Fit to print
Bono's New York Times column is getting all sorts of attention and provoking all sorts of emotion. Surely it's just as he hoped. And as a provocateur he's perfectly happy to absorb some bad reviews.
Some of these names are noteworthy. Some are not. But they all agree on one thing:
Bono's new column is truly dreadful.
In just his first effort, Bono has already managed to combine the worst tropes of Thomas Friedman and Maureen Dowd and fuse them together into some new alchemy of awfulness.
[A]s a newspaper columnist, you are truly an execrable failure. "Glasses clinking clicking, clashing crashing in Gaelic revelry"? Did you come up with that in a freshman writing seminar?
Why did the "New York Times" make this deal? Didn’t Bono have to submit any samples? Couldn’t they have rejected this piss-poor piece before they printed it? Can’t they cancel the deal now?
It doesn’t even bother me (that much) that his writing style seems to have been influenced entirely by Rolling Stone articles about himself. It is that pretentious, but it’s not that surprising. I mean, having been exposed to the guy’s music for my entire life, it’s hardly a major shock that he’d try and force the same kind of pompous grandiosity into every sentence and paragraph.
Bono bloviates nonsensically about "duality" as he wraps things up, trying to locate himself within the pantheon of great, drunken Irish authors, but it's no use...it's a poorly conceived piece that shows how tone-deaf he is to the reality outside his jet-setting bubble.
I'm glad I'm not teaching composition this year. But I'm a little sad that I won't have a chance to use Bono's piece as an example of a rambling disjointed inflated and pointless effort.† He might have intended a point about the opportunities and challenges of the new year, but he doesn't say anything about them. Unless you think there's wisdom in Frank Sinatra's torch song My Way. I'd say there's about as much wisdom there as in Elvis' Viva Las Vegas.
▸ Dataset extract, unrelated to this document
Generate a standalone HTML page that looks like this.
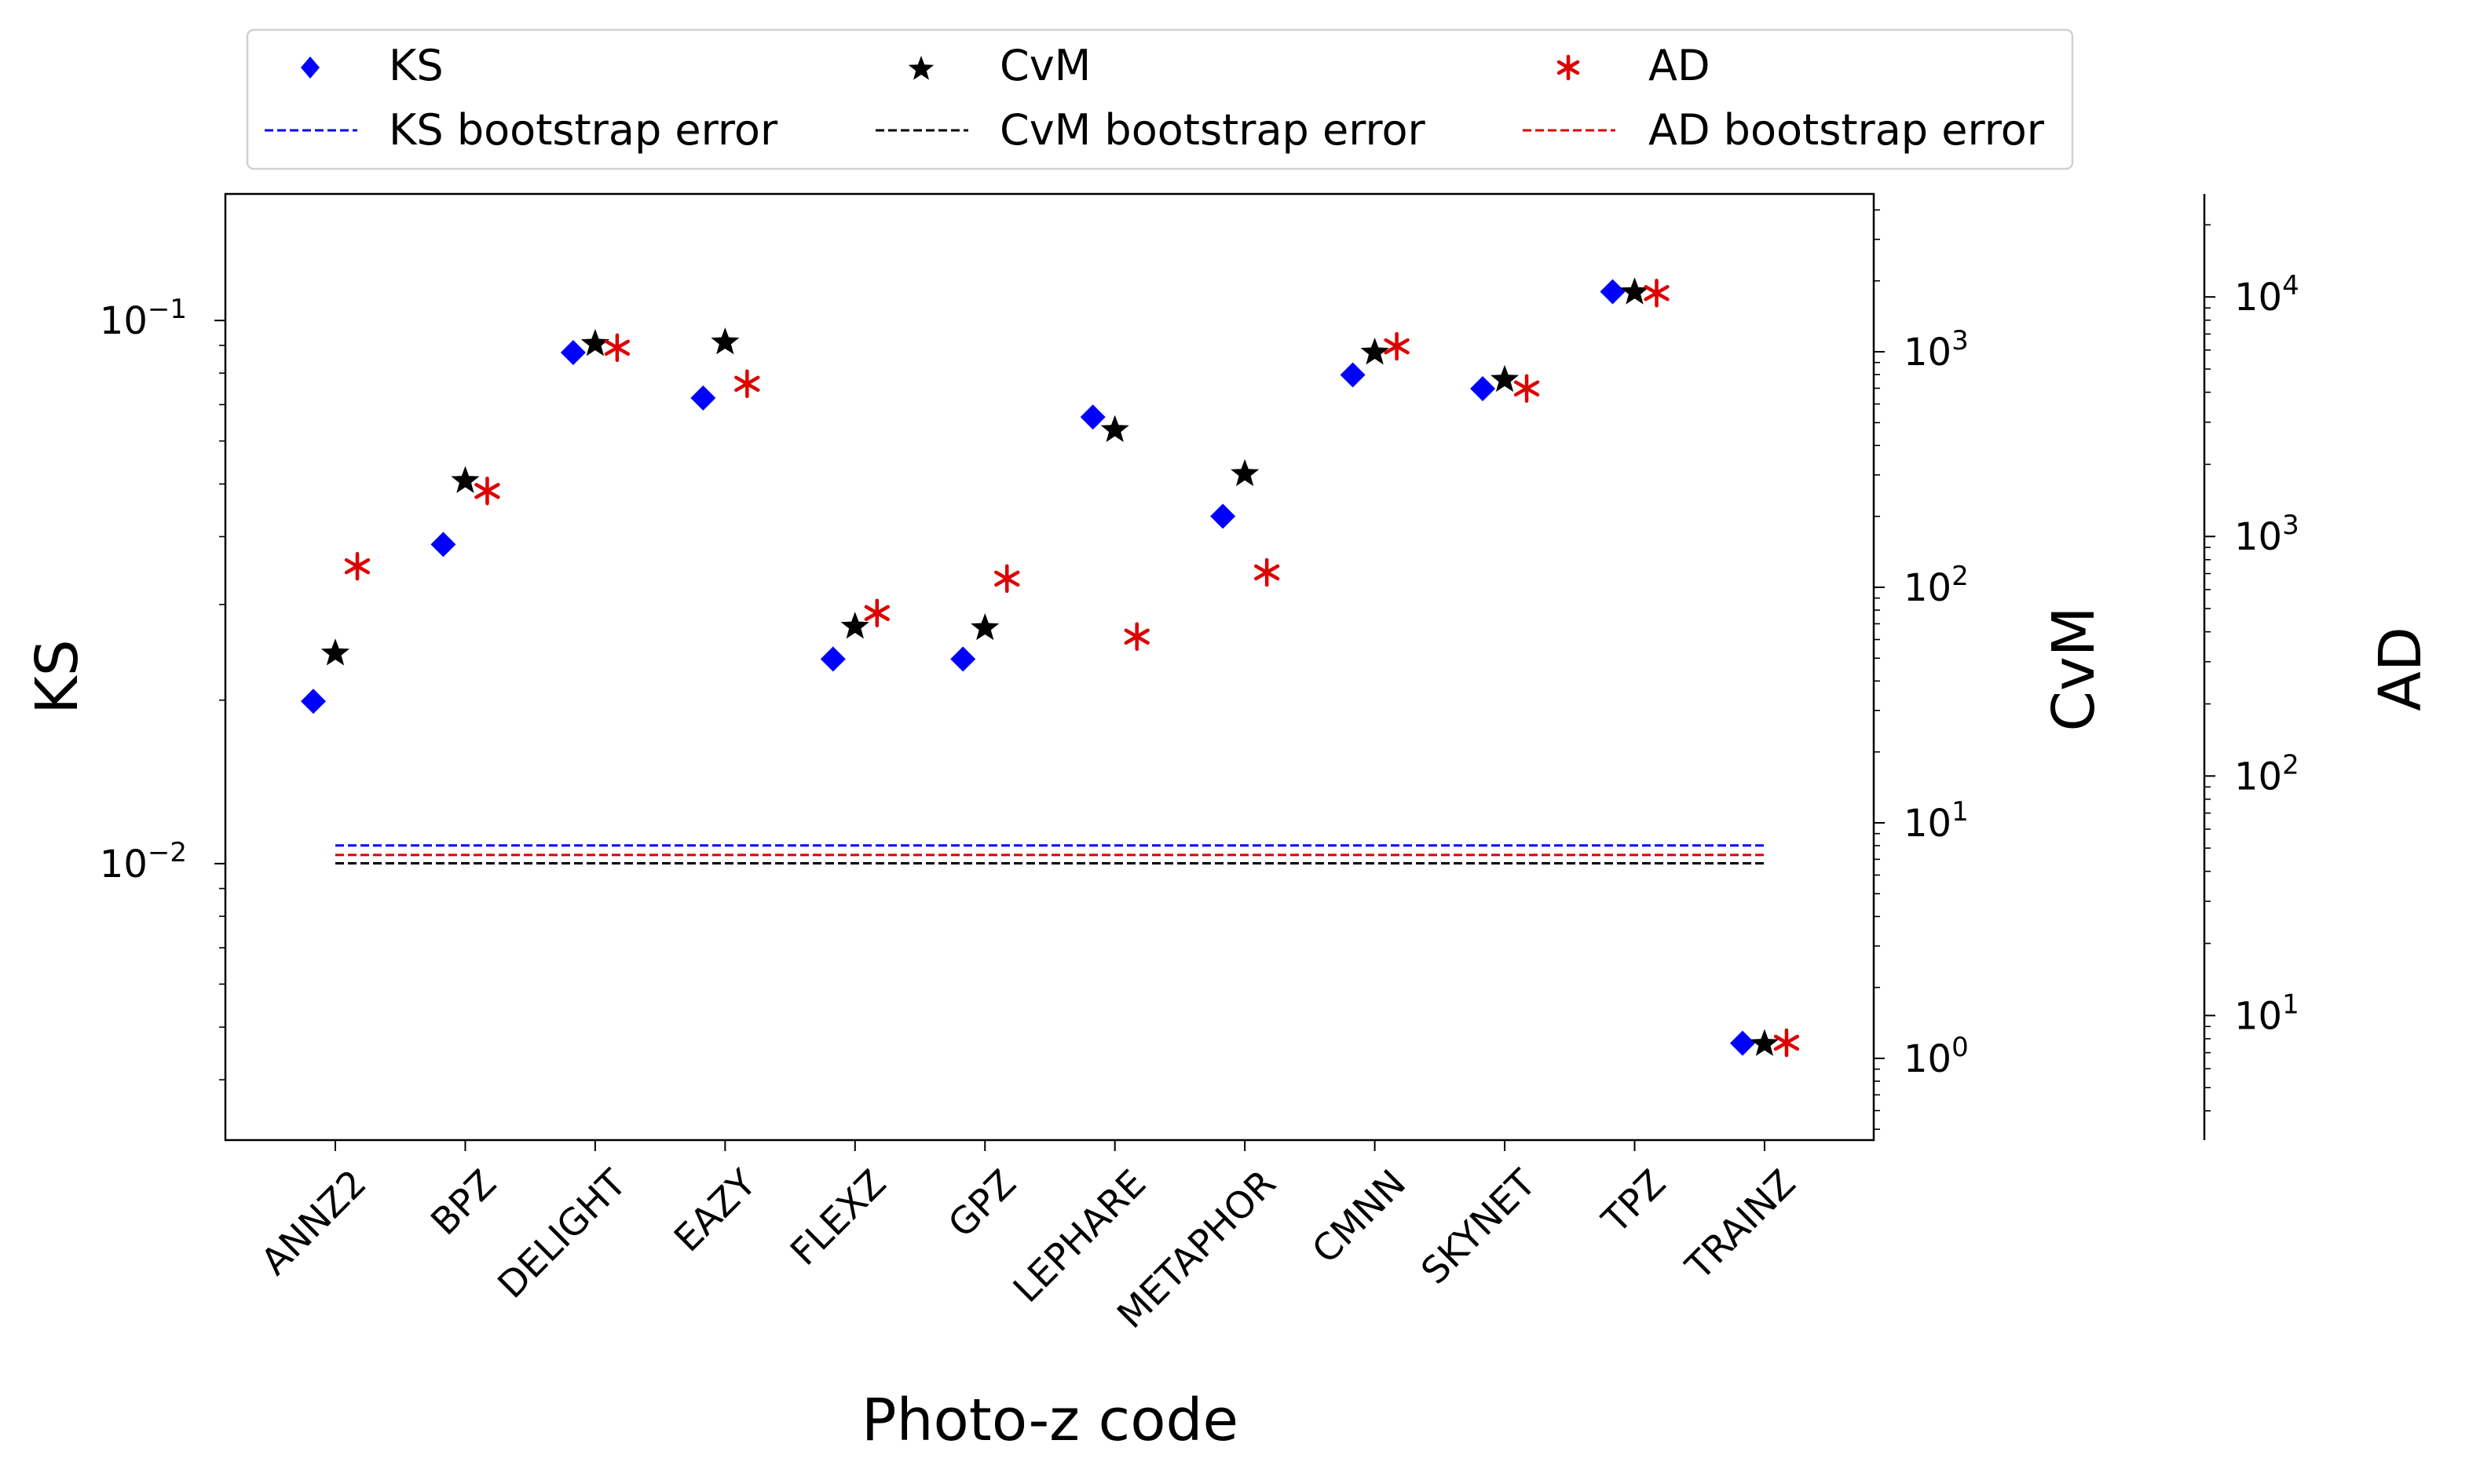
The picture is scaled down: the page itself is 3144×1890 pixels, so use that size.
<!DOCTYPE html>
<html><head><meta charset="utf-8"><style>
html,body{margin:0;padding:0;background:#fff;}
svg{display:block;font-family:"DejaVu Sans","Liberation Sans",sans-serif;}
</style></head><body>
<svg id="chart" width="3144" height="1890" viewBox="0 0 3144 1890" xmlns="http://www.w3.org/2000/svg">
<rect width="3144" height="1890" fill="#fff"/>
<g id="marks"></g>
<rect x="287" y="247" width="2099" height="1205" fill="none" stroke="#000" stroke-width="2.5"/>
<line x1="2807" y1="247" x2="2807" y2="1452" stroke="#000" stroke-width="2.5"/>
<g id="axes"></g>
<text x="0" y="0" font-size="74" text-anchor="middle" transform="translate(98,862) rotate(-90)">KS</text>
<text x="0" y="0" font-size="74" text-anchor="middle" transform="translate(2666,852) rotate(-90)">CvM</text>
<text x="0" y="0" font-size="74" text-anchor="middle" transform="translate(3082,852) rotate(-90)">AD</text>
<text x="1337" y="1834" font-size="74" text-anchor="middle">Photo-z code</text>
<g>
<rect x="315" y="38" width="2324" height="177" rx="8" fill="#fff" stroke="#d0d0d0" stroke-width="2.5"/>
<g><path d="M395,72 L407,86 L395,100 L383,86 Z" fill="#0000ff"/><text x="495" y="102" font-size="54">KS</text></g>
<g><path id="legstar" fill="#000"/><text x="1273" y="102" font-size="54">CvM</text></g>
<g stroke="#dd0000" stroke-width="4.5" stroke-linecap="round"><line x1="1997" y1="72" x2="1997" y2="100"/><line x1="1985" y1="79" x2="2009" y2="93"/><line x1="1985" y1="93" x2="2009" y2="79"/></g>
<text x="2099" y="102" font-size="54">AD</text>
<g><line x1="337" y1="166" x2="455" y2="166" stroke="#0000ff" stroke-width="3" stroke-dasharray="11,5"/><text x="495" y="184" font-size="54">KS bootstrap error</text></g>
<g><line x1="1115" y1="166" x2="1233" y2="166" stroke="#000" stroke-width="3" stroke-dasharray="11,5"/><text x="1273" y="184" font-size="54">CvM bootstrap error</text></g>
<g><line x1="1939" y1="166" x2="2057" y2="166" stroke="#dd0000" stroke-width="3" stroke-dasharray="11,5"/><text x="2099" y="184" font-size="54">AD bootstrap error</text></g>
</g>
</svg>
<script>
const categories = ["ANNZ2","BPZ","DELIGHT","EAZY","FLEXZ","GPZ","LEPHARE","METAPHOR","CMNN","SKYNET","TPZ","TRAINZ"];
const ksValues = [0.0199,0.0387,0.0873,0.072,0.0238,0.0238,0.0664,0.0436,0.0794,0.0749,0.113,0.00467];
const cvmValues = [52.8,285,1088,1105,68.6,67.6,469,305,1000,766,1803,1.16];
const adValues = [751,1549,6138,4340,479,667,382,708,6220,4150,10380,7.7];
const ksBootstrap = 0.0108;
const cvmBootstrap = 6.73;
const adBootstrap = 46.8;
const ksTicks = [-2,-1];
const cvmTicks = [0,1,2,3];
const adTicks = [1,2,3,4];

const NS = "http://www.w3.org/2000/svg";
const TOP = 247, BOT = 1452, LEFT = 287, RIGHT = 2386, ADX = 2807;
function logScale(lmin, lmax){ return v => BOT - (Math.log10(v) - lmin) / (lmax - lmin) * (BOT - TOP); }
const yKS = logScale(-2.509, -0.767);
const yCvM = logScale(-0.347, 3.67);
const yAD = logScale(0.48, 4.43);
const xPos = i => 427 + i * 165.45;

function el(tag, attrs, parent){ const e = document.createElementNS(NS, tag); for (const k in attrs) e.setAttribute(k, attrs[k]); parent.appendChild(e); return e; }
function starPath(cx, cy, r){
  let d = "";
  for (let k = 0; k < 10; k++){
    const rr = k % 2 ? r * 0.42 : r;
    const a = -Math.PI/2 + k * Math.PI/5;
    d += (k ? "L" : "M") + (cx + rr*Math.cos(a)).toFixed(1) + "," + (cy + rr*Math.sin(a)).toFixed(1);
  }
  return d + "Z";
}
document.getElementById("legstar").setAttribute("d", starPath(1173, 88, 17));

const marks = document.getElementById("marks");
const axes = document.getElementById("axes");

const bs = [[yKS(ksBootstrap), "#0000ff", "ks-bootstrap-line"], [yAD(adBootstrap), "#dd0000", "ad-bootstrap-line"], [yCvM(cvmBootstrap), "#000", "cvm-bootstrap-line"]];
bs.forEach(b => {
  const l = el("line", {x1: xPos(0), x2: xPos(11), y1: b[0], y2: b[0], stroke: b[1], "stroke-width": 3, "stroke-dasharray": "11,5"}, marks);
  
  
});

categories.forEach((c, i) => {
  const x = xPos(i);
  const ky = yKS(ksValues[i]);
  const d = el("path", {d: `M${x-28},${ky-16} L${x-12},${ky} L${x-28},${ky+16} L${x-44},${ky} Z`, fill: "#0000ff"}, marks);
  
  
  const cy = yCvM(cvmValues[i]);
  const s = el("path", {d: starPath(x, cy + 1, 19), fill: "#000"}, marks);
  
  
  const ay = yAD(adValues[i]);
  const g = el("g", {stroke: "#dd0000", "stroke-width": 4.5, "stroke-linecap": "round"}, marks);
  
  
  const ax = x + 28, r = 16;
  el("line", {x1: ax, y1: ay - r, x2: ax, y2: ay + r}, g);
  el("line", {x1: ax - r*0.87, y1: ay - r*0.5, x2: ax + r*0.87, y2: ay + r*0.5}, g);
  el("line", {x1: ax - r*0.87, y1: ay + r*0.5, x2: ax + r*0.87, y2: ay - r*0.5}, g);
  el("line", {x1: x, y1: BOT, x2: x, y2: BOT + 14, stroke: "#000", "stroke-width": 2}, axes);
  const t = el("text", {x: 0, y: 0, "font-size": 47, "text-anchor": "end", transform: `translate(${x+42},${BOT+58}) rotate(-45)`}, axes);
  t.textContent = c;
  
  
});

function logAxis(scale, lmin, lmax, xAxis, dir, majors, labelX, anchor){
  for (let p = Math.floor(lmin); p <= Math.ceil(lmax); p++){
    for (let m = 1; m <= 9; m++){
      const v = m * Math.pow(10, p), lv = Math.log10(v);
      if (lv < lmin || lv > lmax) continue;
      const y = scale(v), len = m === 1 ? 14 : 8;
      el("line", {x1: xAxis, y1: y, x2: xAxis + dir*len, y2: y, stroke: "#000", "stroke-width": m===1 ? 2 : 1.6}, axes);
    }
  }
  majors.forEach(p => {
    const y = scale(Math.pow(10, p));
    const t = el("text", {x: labelX, y: y + 17, "font-size": 48, "text-anchor": anchor}, axes);
    
    
    const a = el("tspan", {}, t); a.textContent = "10";
    const b = el("tspan", {dy: -20, "font-size": 34}, t); b.textContent = (p < 0 ? "\u2212" : "") + Math.abs(p);
  });
}
logAxis(yKS, -2.509, -0.767, LEFT, -1, ksTicks, 238, "end");
logAxis(yCvM, -0.347, 3.67, RIGHT, 1, cvmTicks, 2424, "start");
logAxis(yAD, 0.48, 4.43, ADX, 1, adTicks, 2845, "start");
</script>
</body></html>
It's just the type of writing that a healthy demographic will think is brilliant (just check the comments on JT Ramsay's piece). But it's not going to last because it's full of all the tricks and turns that a promising fourteen-year-old shares with his teacher after class—because the other kids will never get it. I must be one of those kids. And Bono should have outgrown this purple prose by now.
† I might use it as a bit of audio for transcription. The text of the column is accompanied by a recording of Bono's performance.
I think...I think I'm dumber now. Where am I?